● THE RECORDS
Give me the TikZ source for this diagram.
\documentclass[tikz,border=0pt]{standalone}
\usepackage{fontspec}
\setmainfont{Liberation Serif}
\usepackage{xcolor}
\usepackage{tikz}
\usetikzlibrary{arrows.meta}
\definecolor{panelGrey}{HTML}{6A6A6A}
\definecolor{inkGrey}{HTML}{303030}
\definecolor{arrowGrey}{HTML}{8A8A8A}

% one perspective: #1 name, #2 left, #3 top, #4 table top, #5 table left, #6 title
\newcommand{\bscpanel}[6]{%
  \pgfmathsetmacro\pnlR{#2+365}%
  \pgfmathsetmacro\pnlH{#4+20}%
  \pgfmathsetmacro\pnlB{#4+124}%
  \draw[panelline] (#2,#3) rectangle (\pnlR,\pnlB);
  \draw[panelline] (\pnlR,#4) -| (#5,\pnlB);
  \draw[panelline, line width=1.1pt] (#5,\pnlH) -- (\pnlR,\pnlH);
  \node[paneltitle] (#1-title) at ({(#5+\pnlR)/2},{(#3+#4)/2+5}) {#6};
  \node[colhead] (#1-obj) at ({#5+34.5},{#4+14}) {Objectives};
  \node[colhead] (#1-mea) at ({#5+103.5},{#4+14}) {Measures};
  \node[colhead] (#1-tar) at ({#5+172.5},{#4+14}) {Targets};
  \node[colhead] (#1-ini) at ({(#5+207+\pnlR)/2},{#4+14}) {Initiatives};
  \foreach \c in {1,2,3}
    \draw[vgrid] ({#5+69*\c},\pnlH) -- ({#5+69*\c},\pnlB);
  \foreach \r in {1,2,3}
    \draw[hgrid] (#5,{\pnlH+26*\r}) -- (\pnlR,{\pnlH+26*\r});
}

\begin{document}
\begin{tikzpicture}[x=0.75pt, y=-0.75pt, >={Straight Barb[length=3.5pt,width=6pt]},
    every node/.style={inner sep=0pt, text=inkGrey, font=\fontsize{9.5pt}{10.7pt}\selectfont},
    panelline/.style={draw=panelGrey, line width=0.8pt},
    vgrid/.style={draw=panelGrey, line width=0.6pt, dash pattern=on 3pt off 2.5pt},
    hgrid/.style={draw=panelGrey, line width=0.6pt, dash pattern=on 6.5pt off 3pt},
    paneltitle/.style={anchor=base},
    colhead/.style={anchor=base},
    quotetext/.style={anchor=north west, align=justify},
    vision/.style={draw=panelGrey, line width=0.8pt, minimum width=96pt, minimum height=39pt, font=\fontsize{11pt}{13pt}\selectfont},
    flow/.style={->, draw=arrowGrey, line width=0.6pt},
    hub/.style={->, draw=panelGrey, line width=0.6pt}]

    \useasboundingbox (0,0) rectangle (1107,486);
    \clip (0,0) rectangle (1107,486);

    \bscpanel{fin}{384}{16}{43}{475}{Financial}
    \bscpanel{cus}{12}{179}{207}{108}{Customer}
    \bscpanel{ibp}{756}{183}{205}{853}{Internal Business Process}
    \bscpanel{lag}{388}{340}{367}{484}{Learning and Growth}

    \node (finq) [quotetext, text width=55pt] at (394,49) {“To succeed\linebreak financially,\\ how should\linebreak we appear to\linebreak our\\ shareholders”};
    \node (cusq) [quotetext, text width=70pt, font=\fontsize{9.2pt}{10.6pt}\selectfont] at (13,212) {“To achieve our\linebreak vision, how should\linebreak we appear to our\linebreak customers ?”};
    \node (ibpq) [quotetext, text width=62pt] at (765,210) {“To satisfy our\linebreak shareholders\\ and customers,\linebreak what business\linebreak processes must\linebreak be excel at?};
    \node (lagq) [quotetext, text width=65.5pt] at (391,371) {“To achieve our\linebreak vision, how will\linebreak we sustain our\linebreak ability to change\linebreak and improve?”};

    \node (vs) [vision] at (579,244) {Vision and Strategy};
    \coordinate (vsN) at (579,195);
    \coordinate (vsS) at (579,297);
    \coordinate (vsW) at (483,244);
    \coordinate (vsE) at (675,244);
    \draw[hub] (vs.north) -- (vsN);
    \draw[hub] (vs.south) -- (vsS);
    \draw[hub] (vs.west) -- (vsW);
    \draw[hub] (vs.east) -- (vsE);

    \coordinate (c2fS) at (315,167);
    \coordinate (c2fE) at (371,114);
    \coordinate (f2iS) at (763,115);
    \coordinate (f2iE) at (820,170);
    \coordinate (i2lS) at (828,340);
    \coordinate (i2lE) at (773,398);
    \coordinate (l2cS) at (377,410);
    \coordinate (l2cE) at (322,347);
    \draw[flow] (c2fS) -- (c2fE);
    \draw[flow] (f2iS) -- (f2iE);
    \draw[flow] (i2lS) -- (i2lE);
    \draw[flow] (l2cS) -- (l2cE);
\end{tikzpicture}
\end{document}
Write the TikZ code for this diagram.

● TASK TO COMPLETE
Faithfully transcribe the whole of the data.

● WORKED ANSWER
Give me the TikZ source for this diagram.
\documentclass[tikz,border=0pt]{standalone}
\usepackage{fontspec}
\setmainfont{Liberation Serif}
\usepackage{xcolor}
\usepackage{tikz}
\usetikzlibrary{arrows.meta}
\definecolor{panelGrey}{HTML}{6A6A6A}
\definecolor{inkGrey}{HTML}{303030}
\definecolor{arrowGrey}{HTML}{8A8A8A}

% one perspective: #1 name, #2 left, #3 top, #4 table top, #5 table left, #6 title
\newcommand{\bscpanel}[6]{%
  \pgfmathsetmacro\pnlR{#2+365}%
  \pgfmathsetmacro\pnlH{#4+20}%
  \pgfmathsetmacro\pnlB{#4+124}%
  \draw[panelline] (#2,#3) rectangle (\pnlR,\pnlB);
  \draw[panelline] (\pnlR,#4) -| (#5,\pnlB);
  \draw[panelline, line width=1.1pt] (#5,\pnlH) -- (\pnlR,\pnlH);
  \node[paneltitle] (#1-title) at ({(#5+\pnlR)/2},{(#3+#4)/2+5}) {#6};
  \node[colhead] (#1-obj) at ({#5+34.5},{#4+14}) {Objectives};
  \node[colhead] (#1-mea) at ({#5+103.5},{#4+14}) {Measures};
  \node[colhead] (#1-tar) at ({#5+172.5},{#4+14}) {Targets};
  \node[colhead] (#1-ini) at ({(#5+207+\pnlR)/2},{#4+14}) {Initiatives};
  \foreach \c in {1,2,3}
    \draw[vgrid] ({#5+69*\c},\pnlH) -- ({#5+69*\c},\pnlB);
  \foreach \r in {1,2,3}
    \draw[hgrid] (#5,{\pnlH+26*\r}) -- (\pnlR,{\pnlH+26*\r});
}

\begin{document}
\begin{tikzpicture}[x=0.75pt, y=-0.75pt, >={Straight Barb[length=3.5pt,width=6pt]},
    every node/.style={inner sep=0pt, text=inkGrey, font=\fontsize{9.5pt}{10.7pt}\selectfont},
    panelline/.style={draw=panelGrey, line width=0.8pt},
    vgrid/.style={draw=panelGrey, line width=0.6pt, dash pattern=on 3pt off 2.5pt},
    hgrid/.style={draw=panelGrey, line width=0.6pt, dash pattern=on 6.5pt off 3pt},
    paneltitle/.style={anchor=base},
    colhead/.style={anchor=base},
    quotetext/.style={anchor=north west, align=justify},
    vision/.style={draw=panelGrey, line width=0.8pt, minimum width=96pt, minimum height=39pt, font=\fontsize{11pt}{13pt}\selectfont},
    flow/.style={->, draw=arrowGrey, line width=0.6pt},
    hub/.style={->, draw=panelGrey, line width=0.6pt}]

    \useasboundingbox (0,0) rectangle (1107,486);
    \clip (0,0) rectangle (1107,486);

    \bscpanel{fin}{384}{16}{43}{475}{Financial}
    \bscpanel{cus}{12}{179}{207}{108}{Customer}
    \bscpanel{ibp}{756}{183}{205}{853}{Internal Business Process}
    \bscpanel{lag}{388}{340}{367}{484}{Learning and Growth}

    \node (finq) [quotetext, text width=55pt] at (394,49) {“To succeed\linebreak financially,\\ how should\linebreak we appear to\linebreak our\\ shareholders”};
    \node (cusq) [quotetext, text width=70pt, font=\fontsize{9.2pt}{10.6pt}\selectfont] at (13,212) {“To achieve our\linebreak vision, how should\linebreak we appear to our\linebreak customers ?”};
    \node (ibpq) [quotetext, text width=62pt] at (765,210) {“To satisfy our\linebreak shareholders\\ and customers,\linebreak what business\linebreak processes must\linebreak be excel at?};
    \node (lagq) [quotetext, text width=65.5pt] at (391,371) {“To achieve our\linebreak vision, how will\linebreak we sustain our\linebreak ability to change\linebreak and improve?”};

    \node (vs) [vision] at (579,244) {Vision and Strategy};
    \coordinate (vsN) at (579,195);
    \coordinate (vsS) at (579,297);
    \coordinate (vsW) at (483,244);
    \coordinate (vsE) at (675,244);
    \draw[hub] (vs.north) -- (vsN);
    \draw[hub] (vs.south) -- (vsS);
    \draw[hub] (vs.west) -- (vsW);
    \draw[hub] (vs.east) -- (vsE);

    \coordinate (c2fS) at (315,167);
    \coordinate (c2fE) at (371,114);
    \coordinate (f2iS) at (763,115);
    \coordinate (f2iE) at (820,170);
    \coordinate (i2lS) at (828,340);
    \coordinate (i2lE) at (773,398);
    \coordinate (l2cS) at (377,410);
    \coordinate (l2cE) at (322,347);
    \draw[flow] (c2fS) -- (c2fE);
    \draw[flow] (f2iS) -- (f2iE);
    \draw[flow] (i2lS) -- (i2lE);
    \draw[flow] (l2cS) -- (l2cE);
\end{tikzpicture}
\end{document}
Write the TikZ code for this diagram.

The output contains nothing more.